(The Hill) – Marvel actress Evangeline Lilly on Thursday shared an Instagram post saying that she was in Washington, D.C., last the weekend to “support bodily sovereignty,” at a controversial anti-vaccination-mandate protest where Robert F. Kennedy Jr. spoke and compared vaccine requirements to the struggles Anne Frank faced in Nazi Germany.

Lilly wrote in her Instagram post that she believed “nobody should ever be forced to inject their body with anything, against their will” or “under threat,” and then she listed things she believed were being leveraged as threats against people who were refusing to get vaccinated. 

“I was pro choice before COVID and I am still pro choice today,” the “Ant-Man and the Wasp” star wrote at the end of her Instagram caption

In the early days of the COVID-19 pandemic, in March 2020, Lilly also faced backlash for comments that she made about quarantining and restrictions to flatten the curve, according to CNN

“Some people value their lives over freedom, some people value freedom over their lives. We all make our choices,” Lilly wrote in response to criticism over an Instagram post, which contained a caption reading, “Just dropped my kids off at gymnastics camp. They all washed their hands before going in. They are playing and laughing. #businessasusual.”

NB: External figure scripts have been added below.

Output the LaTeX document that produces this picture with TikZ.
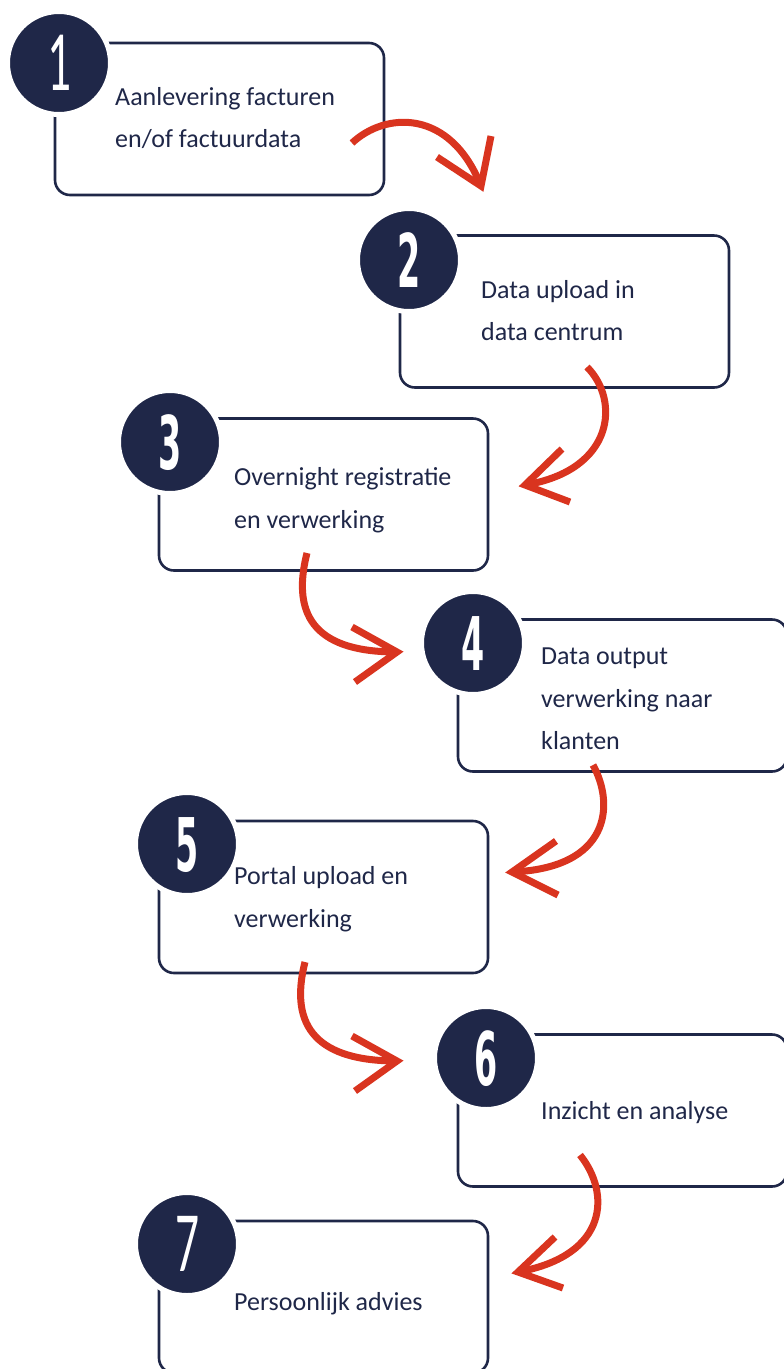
\documentclass[tikz,border=0pt]{standalone}
\usepackage{fontspec}
\setmainfont{Carlito}
\newfontfamily\digitfont{DejaVu Sans}
\newfontfamily\digitfontb{Carlito}
\definecolor{navy}{RGB}{31,39,72}
\definecolor{arrred}{RGB}{217,52,31}
\begin{document}
\begin{tikzpicture}[x=1pt,y=-1pt,
  box/.style={draw=navy,line width=2.6pt,rounded corners=15pt,minimum width=329pt,minimum height=152pt,inner sep=0pt},
  circ/.style={circle,fill=navy,draw=white,line width=5pt,minimum size=103pt,inner sep=0pt},
  num/.style={text=white,inner sep=0pt,anchor=base,font=\digitfont\bfseries\fontsize{74}{74}\selectfont},
  numb/.style={text=white,inner sep=0pt,anchor=base,font=\digitfontb\fontsize{86}{86}\selectfont},
  lbl/.style={text=navy,inner sep=0pt,anchor=base west,font=\fontsize{26}{26}\selectfont},
  arr/.style={draw=arrred,line width=7pt,line cap=butt},
  head/.style={draw=arrred,line width=7pt,line cap=butt,line join=miter}]
\useasboundingbox (0,0) rectangle (784,1369);
% boxes
\node[box] (b1) at (219.5,119) {};
\node[box] (b2) at (564.5,311.5) {};
\node[box] (b3) at (323.5,494.5) {};
\node[box] (b4) at (622.5,695.5) {};
\node[box] (b5) at (323.5,897) {};
\node[box] (b6) at (622.5,1110.5) {};
\node[box] (b7) at (323.5,1297) {};
% circles
\node[circ] (c1) at (59,63) {};
\node[circ] (c2) at (409,260) {};
\node[circ] (c3) at (170,442) {};
\node[circ] (c4) at (473,643) {};
\node[circ] (c5) at (187,844) {};
\node[circ] (c6) at (486,1058) {};
\node[circ] (c7) at (187,1244) {};
% numbers
\node[numb] (n1) at ([yshift=-27pt]c1.center) {\scalebox{0.55}[1]{1}};
\node[num] (n2) at ([yshift=-27pt]c2.center) {\scalebox{0.45}[1]{2}};
\node[num] (n3) at ([yshift=-27pt]c3.center) {\scalebox{0.45}[1]{3}};
\node[num] (n4) at ([yshift=-27pt]c4.center) {\scalebox{0.45}[1]{4}};
\node[num] (n5) at ([yshift=-27pt]c5.center) {\scalebox{0.45}[1]{5}};
\node[num] (n6) at ([yshift=-27pt]c6.center) {\scalebox{0.45}[1]{6}};
\node[numb] (n7) at ([yshift=-27pt]c7.center) {\scalebox{0.55}[1]{7}};
% labels
\node[lbl] (t1a) at (115,105) {Aanlevering facturen};
\node[lbl] (t1b) at (115,147) {en/of factuurdata};
\node[lbl] (t2a) at (481,298) {Data upload in};
\node[lbl] (t2b) at (481,340) {data centrum};
\node[lbl] (t3a) at (234,485) {Overnight registratie};
\node[lbl] (t3b) at (234,528) {en verwerking};
\node[lbl] (t4a) at (541,664) {Data output};
\node[lbl] (t4b) at (541,707) {verwerking naar};
\node[lbl] (t4c) at (541,749) {klanten};
\node[lbl] (t5a) at (234,884) {Portal upload en};
\node[lbl] (t5b) at (234,927) {verwerking};
\node[lbl] (t6a) at (541,1119) {Inzicht en analyse};
\node[lbl] (t7a) at (234,1310) {Persoonlijk advies};
% arrows
\coordinate (a1s) at (352,143); \coordinate (a1t) at (481,186);
\coordinate (a1l) at (491,136); \coordinate (a1r) at (437,157);
\draw[arr] (a1s) .. controls (385,112) and (450,108) .. (a1t);
\draw[head] (a1l) -- (a1t) -- (a1r);
\coordinate (a2s) at (587,367); \coordinate (a2t) at (525,485);
\coordinate (a2l) at (562,449); \coordinate (a2r) at (570,502);
\draw[arr] (a2s) .. controls (620,400) and (615,470) .. (a2t);
\draw[head] (a2l) -- (a2t) -- (a2r);
\coordinate (a3s) at (307,553); \coordinate (a3t) at (397,652);
\coordinate (a3l) at (352,627); \coordinate (a3r) at (355,682);
\draw[arr] (a3s) .. controls (290,620) and (320,652) .. (a3t);
\draw[head] (a3l) -- (a3t) -- (a3r);
\coordinate (a4s) at (593,765); \coordinate (a4t) at (512,872);
\coordinate (a4l) at (556,841); \coordinate (a4r) at (558,895);
\draw[arr] (a4s) .. controls (615,805) and (610,868) .. (a4t);
\draw[head] (a4l) -- (a4t) -- (a4r);
\coordinate (a5s) at (305,962); \coordinate (a5t) at (397,1061);
\coordinate (a5l) at (352,1036); \coordinate (a5r) at (355,1091);
\draw[arr] (a5s) .. controls (288,1029) and (320,1061) .. (a5t);
\draw[head] (a5l) -- (a5t) -- (a5r);
\coordinate (a6s) at (580,1155); \coordinate (a6t) at (518,1272);
\coordinate (a6l) at (555,1237); \coordinate (a6r) at (563,1288);
\draw[arr] (a6s) .. controls (610,1192) and (610,1255) .. (a6t);
\draw[head] (a6l) -- (a6t) -- (a6r);
\end{tikzpicture}
\end{document}
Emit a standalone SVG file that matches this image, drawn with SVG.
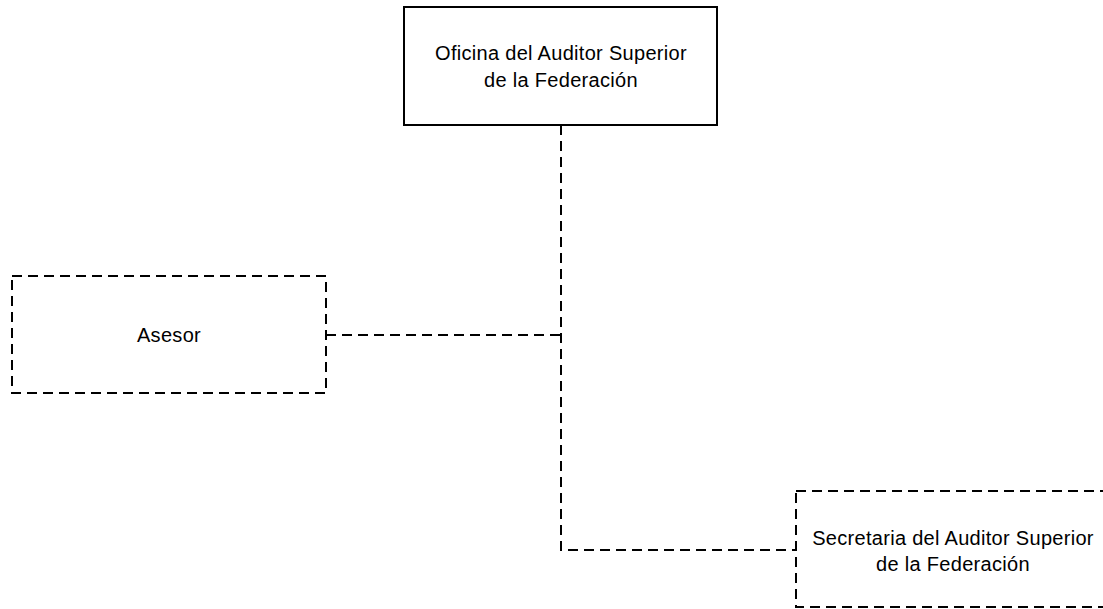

Her words caused a backlash by those who questioned why she wasn’t doing her part to slow the spread of the coronavirus, especially as Lilly noted her household included her immunocompromised father, who has stage 4 leukemia. 

Lilly later apologized for the comments, posting on Instagram again, and stressed that, “I never meant to hurt you. When I wrote that post 10 days ago, I thought I was infusing calm into the hysteria. I can see now that I was projecting my own fears into an already fearful and traumatic situation.”

Lilly is not the first actress in the Marvel sphere to face backlash over the subject of vaccines. In October, “Black Panther” actress Letitia Wright denied allegations that she was sharing anti-vaccine messages on the set of a new movie. In Dec. 2020, Wright had also caused a stir after retweeting a video that appeared to doubt the safety of the COVID-19 vaccine.